白皎把衣服穿好,不给仰格灼乱摸的机会了。
仰格灼遗憾地闭上了眼,手还放在衣服上不肯挪开手,没多久便沉沉睡过去。
白皎若是个坏人,现在应该把他卖了数钱,仰格灼的心太大了。
他们一路颠簸,终于赶到早晨到达仰格灼需要拉票的史迪威州。
入住酒店的第一件事便是洗澡,仰格灼在车上睡了一觉,不仅没有感受到疲惫,反而精神奕奕,这全是恢复药剂的功劳。
若不是碍于世界限制,他现在就已经恢复了记忆。
洗澡的时候,仰格灼还想继续熟悉一下他们以前的流程,被白皎捏着脸亲了一下,质问是不是不打算努力,这才老实下来,洗完澡乖乖背白皎给他准备的崭新发言稿。
时间安排得很紧,白皎给仰格灼交代着等会要走的流程和各项准备事宜,仰格灼都认真听着,全部都记下来。
“为什么你不能陪我?”仰格灼在忙碌中抬起头询问。
“我是罪犯,不适合暴露在大众面前。”白皎胡诌道。
“你肯定不是故意杀人,就算杀人,也是别人欺负你,我以前难道没有为你翻案吗?”仰格灼若有所思。

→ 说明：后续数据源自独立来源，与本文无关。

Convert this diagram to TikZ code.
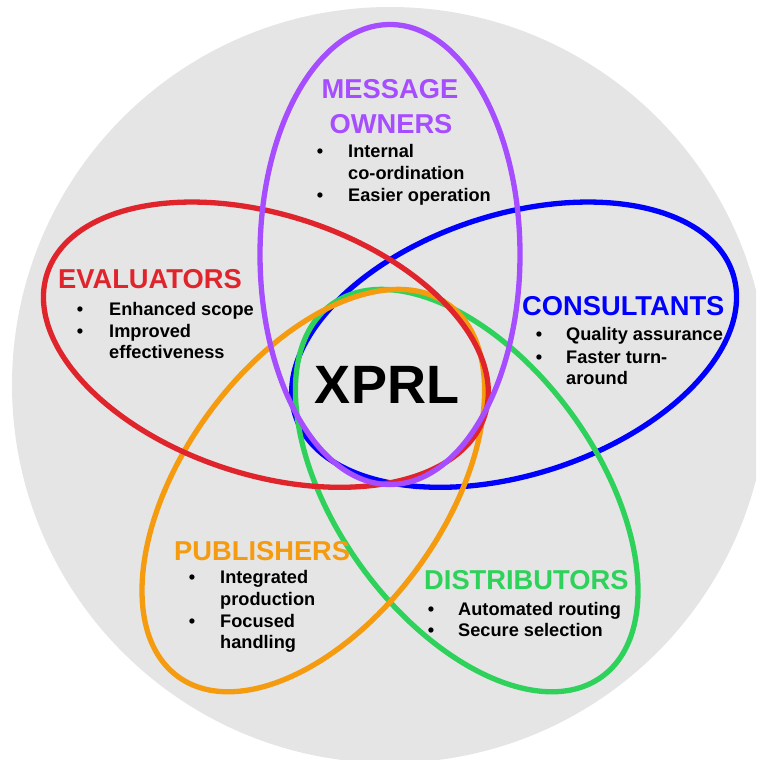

“有,不过事情还在进展中,所以你要努力当上总统,获得更多权利为我减刑。”
“那你是越狱出来救我的吗?”
仰格灼一想到这个可能,一边思考要不要将监狱加固,一边想这似乎有点浪漫。
越狱是不对的行为,不过从恋爱脑的本身出发,一切行为都会被美化。
仰格灼摇头抛弃掉自己的恋爱脑想法,劝道:“皎皎,越狱是不对的?我们是怎么谈上恋爱的?”

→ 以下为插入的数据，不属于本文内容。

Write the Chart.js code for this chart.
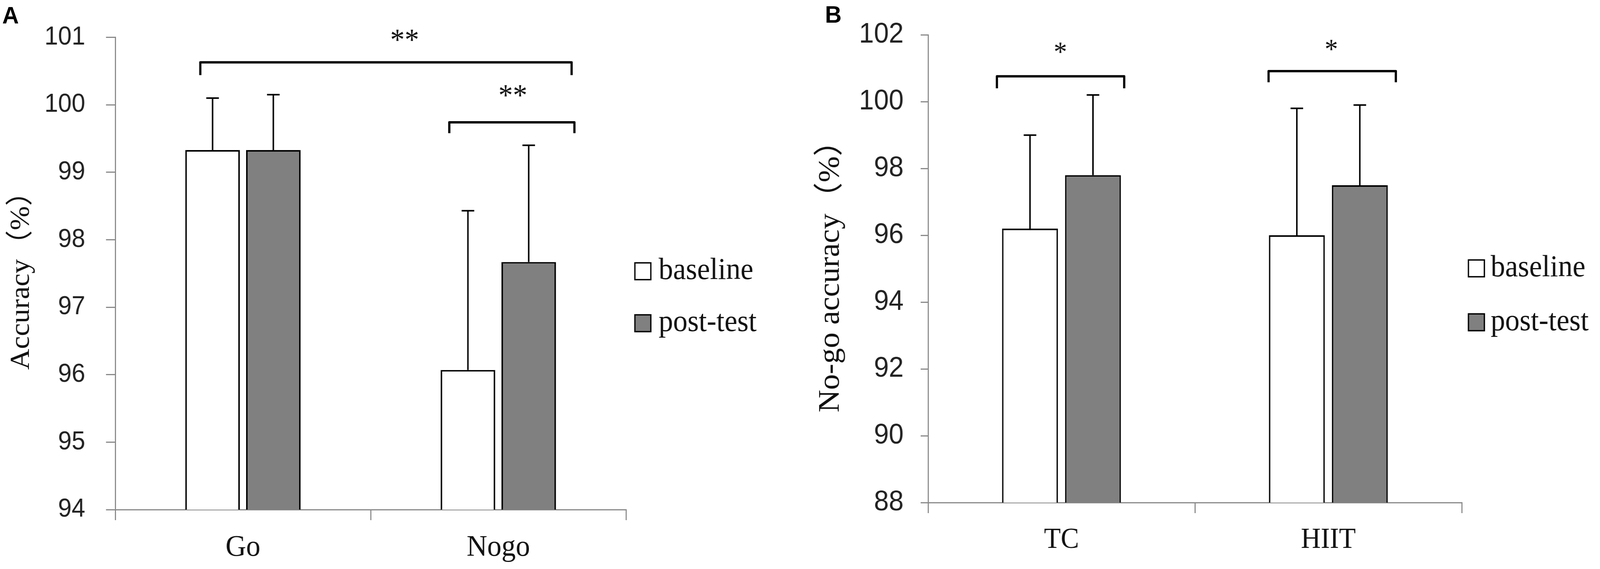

“我知道,以后不会了,不过怎么谈上恋爱,要等你今天出门工作完回来,再告诉你。”
“好吧。”仰格灼有些遗憾地低下了头继续背稿子。
只不过他现在更加努力了。
经历了白皎训练的仰格灼,在白皎面前依旧是个喜欢问东问西的粘人精,但出现在大众的视野里,像是立马恢复了记忆,一副冷酷的做派,成熟稳重,给人一种踏实可靠的感觉,在拉取选票时,给出的全都是实打实的利民政策,不弄那些虚头巴脑的东西。
白皎就住在酒店不出门,那天仰格灼回来跟他腻歪一会儿,就投入新的准备工作中。
史迪威州是最关键的一个州,目前和仰格灼争抢选票的人,只有白吉尔与他票数持平,也就是原主的父亲。
只要拿下这最后一个州,总统的竞选就稳了。
不过也不能掉以轻心。
好在仰格灼的工作进展非常顺利,没有出现任何岔子,很显然白吉尔已经得知了自己的儿子和仰格灼如胶似漆的消息,并且认命,放弃了继续的争斗。
白皎还听说白吉尔让手下的人提交了修改婚姻法的法案,目前正在走审批流程,这件事还在全国引起不小的轰动。
这其中功劳的最大的还是白皎,每天给白吉尔打电话洗脑,顺带让母亲帮忙劝一劝才有了今天的成效。
仰格灼的救赎值已经达到了百分之九十九,按照惯例,最后一点将会在婚礼结束后完成。
就这么忙碌了两个月,仰格灼才终于有了一些空闲的时间,和白皎一起回了秘鲁州。